**Set problem**
The lines below are to be quoted exactly, from the first through the one that contains "frag_yticks = [50, 60, 70, 80]".

Rows from a dataset of charts and code
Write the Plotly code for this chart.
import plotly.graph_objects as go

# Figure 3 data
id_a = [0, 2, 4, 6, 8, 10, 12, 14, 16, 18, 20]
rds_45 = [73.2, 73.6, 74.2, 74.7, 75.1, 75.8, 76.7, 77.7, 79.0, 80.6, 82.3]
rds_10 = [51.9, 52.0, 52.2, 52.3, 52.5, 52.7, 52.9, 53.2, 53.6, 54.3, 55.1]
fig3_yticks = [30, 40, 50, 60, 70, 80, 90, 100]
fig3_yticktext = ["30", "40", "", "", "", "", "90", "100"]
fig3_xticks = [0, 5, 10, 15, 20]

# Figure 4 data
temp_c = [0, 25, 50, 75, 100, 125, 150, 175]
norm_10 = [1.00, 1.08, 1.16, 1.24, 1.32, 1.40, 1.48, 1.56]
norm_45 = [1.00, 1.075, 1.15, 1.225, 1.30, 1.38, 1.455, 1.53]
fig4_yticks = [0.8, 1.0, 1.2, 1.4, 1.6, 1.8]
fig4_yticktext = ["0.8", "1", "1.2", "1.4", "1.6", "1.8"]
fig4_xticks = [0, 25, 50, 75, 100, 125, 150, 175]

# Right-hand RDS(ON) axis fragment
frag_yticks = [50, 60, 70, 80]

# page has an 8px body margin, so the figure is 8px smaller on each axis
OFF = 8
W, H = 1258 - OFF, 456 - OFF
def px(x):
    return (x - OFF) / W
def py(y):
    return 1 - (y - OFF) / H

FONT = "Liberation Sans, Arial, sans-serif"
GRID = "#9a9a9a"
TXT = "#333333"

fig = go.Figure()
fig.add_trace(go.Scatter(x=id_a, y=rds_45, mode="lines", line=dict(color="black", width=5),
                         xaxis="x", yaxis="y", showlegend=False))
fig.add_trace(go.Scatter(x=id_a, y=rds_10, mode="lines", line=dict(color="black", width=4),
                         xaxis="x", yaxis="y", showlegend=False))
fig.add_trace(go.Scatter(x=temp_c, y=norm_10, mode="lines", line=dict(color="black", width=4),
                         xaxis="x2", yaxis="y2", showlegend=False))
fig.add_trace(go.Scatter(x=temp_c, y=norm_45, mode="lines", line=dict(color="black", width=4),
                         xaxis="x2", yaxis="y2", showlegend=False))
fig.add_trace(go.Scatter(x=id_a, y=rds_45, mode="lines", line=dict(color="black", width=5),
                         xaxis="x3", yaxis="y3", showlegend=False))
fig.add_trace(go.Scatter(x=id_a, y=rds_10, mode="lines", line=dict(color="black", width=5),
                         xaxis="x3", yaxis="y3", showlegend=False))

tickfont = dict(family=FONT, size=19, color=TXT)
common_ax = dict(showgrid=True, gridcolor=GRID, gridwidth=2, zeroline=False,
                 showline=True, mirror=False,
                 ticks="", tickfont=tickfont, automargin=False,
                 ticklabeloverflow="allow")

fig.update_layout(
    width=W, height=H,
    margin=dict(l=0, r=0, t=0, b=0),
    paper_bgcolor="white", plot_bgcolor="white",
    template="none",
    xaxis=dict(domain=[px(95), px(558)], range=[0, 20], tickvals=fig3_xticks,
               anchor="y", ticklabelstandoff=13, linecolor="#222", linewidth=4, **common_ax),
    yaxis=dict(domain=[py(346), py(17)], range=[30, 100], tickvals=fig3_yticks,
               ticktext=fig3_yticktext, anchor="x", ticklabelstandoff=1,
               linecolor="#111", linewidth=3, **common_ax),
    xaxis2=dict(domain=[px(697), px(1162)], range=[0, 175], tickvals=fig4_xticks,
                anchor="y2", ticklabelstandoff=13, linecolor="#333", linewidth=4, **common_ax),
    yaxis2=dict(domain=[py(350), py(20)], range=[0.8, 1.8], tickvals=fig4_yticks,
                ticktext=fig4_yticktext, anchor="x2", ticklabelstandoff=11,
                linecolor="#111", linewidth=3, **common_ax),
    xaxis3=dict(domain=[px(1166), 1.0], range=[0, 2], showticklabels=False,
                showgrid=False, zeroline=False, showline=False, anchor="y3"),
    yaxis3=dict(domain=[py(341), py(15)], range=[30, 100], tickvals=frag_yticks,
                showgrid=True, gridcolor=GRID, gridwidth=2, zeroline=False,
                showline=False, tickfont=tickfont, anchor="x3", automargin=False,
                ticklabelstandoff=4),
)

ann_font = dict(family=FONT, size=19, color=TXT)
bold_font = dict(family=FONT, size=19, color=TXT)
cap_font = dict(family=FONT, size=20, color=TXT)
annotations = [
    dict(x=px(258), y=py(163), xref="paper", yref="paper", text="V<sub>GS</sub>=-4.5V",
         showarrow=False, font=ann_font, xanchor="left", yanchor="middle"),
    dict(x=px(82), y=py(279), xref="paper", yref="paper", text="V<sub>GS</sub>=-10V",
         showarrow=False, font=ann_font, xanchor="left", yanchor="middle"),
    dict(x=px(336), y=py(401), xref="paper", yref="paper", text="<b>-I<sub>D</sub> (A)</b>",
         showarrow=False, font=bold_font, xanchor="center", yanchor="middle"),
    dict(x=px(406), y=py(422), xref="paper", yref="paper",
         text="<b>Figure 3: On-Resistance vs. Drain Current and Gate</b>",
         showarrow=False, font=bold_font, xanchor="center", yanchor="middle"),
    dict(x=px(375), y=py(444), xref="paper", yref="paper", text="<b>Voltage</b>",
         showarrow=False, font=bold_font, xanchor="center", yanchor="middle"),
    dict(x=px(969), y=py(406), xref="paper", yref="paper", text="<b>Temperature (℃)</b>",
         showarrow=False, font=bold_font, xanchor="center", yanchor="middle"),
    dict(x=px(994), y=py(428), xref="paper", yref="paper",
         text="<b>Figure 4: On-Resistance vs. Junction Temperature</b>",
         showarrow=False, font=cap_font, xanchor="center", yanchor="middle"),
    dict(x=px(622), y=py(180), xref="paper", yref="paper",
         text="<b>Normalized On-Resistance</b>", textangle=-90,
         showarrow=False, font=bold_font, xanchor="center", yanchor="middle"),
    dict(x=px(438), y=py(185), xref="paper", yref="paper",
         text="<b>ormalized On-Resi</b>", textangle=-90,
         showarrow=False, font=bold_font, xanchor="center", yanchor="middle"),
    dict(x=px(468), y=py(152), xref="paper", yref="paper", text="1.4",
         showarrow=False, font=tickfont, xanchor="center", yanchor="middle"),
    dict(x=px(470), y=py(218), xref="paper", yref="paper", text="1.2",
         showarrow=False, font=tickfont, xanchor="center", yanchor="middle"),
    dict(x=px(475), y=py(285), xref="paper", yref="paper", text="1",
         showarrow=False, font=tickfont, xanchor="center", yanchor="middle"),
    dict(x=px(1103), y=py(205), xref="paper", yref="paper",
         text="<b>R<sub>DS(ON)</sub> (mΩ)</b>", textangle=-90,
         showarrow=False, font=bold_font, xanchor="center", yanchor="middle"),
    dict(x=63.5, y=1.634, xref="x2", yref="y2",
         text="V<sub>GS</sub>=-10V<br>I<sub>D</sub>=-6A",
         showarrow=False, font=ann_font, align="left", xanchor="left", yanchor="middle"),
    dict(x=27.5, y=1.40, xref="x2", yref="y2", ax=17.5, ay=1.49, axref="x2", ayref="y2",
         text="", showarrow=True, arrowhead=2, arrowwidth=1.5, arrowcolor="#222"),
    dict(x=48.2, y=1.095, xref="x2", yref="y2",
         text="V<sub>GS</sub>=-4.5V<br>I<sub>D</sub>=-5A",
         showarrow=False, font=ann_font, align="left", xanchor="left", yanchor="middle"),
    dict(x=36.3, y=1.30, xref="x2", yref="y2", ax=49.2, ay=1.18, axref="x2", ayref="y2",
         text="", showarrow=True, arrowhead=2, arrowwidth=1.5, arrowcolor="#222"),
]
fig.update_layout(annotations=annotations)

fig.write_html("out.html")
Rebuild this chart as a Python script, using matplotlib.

**Response**
Write the Plotly code for this chart.
import plotly.graph_objects as go

# Figure 3 data
id_a = [0, 2, 4, 6, 8, 10, 12, 14, 16, 18, 20]
rds_45 = [73.2, 73.6, 74.2, 74.7, 75.1, 75.8, 76.7, 77.7, 79.0, 80.6, 82.3]
rds_10 = [51.9, 52.0, 52.2, 52.3, 52.5, 52.7, 52.9, 53.2, 53.6, 54.3, 55.1]
fig3_yticks = [30, 40, 50, 60, 70, 80, 90, 100]
fig3_yticktext = ["30", "40", "", "", "", "", "90", "100"]
fig3_xticks = [0, 5, 10, 15, 20]

# Figure 4 data
temp_c = [0, 25, 50, 75, 100, 125, 150, 175]
norm_10 = [1.00, 1.08, 1.16, 1.24, 1.32, 1.40, 1.48, 1.56]
norm_45 = [1.00, 1.075, 1.15, 1.225, 1.30, 1.38, 1.455, 1.53]
fig4_yticks = [0.8, 1.0, 1.2, 1.4, 1.6, 1.8]
fig4_yticktext = ["0.8", "1", "1.2", "1.4", "1.6", "1.8"]
fig4_xticks = [0, 25, 50, 75, 100, 125, 150, 175]

# Right-hand RDS(ON) axis fragment
frag_yticks = [50, 60, 70, 80]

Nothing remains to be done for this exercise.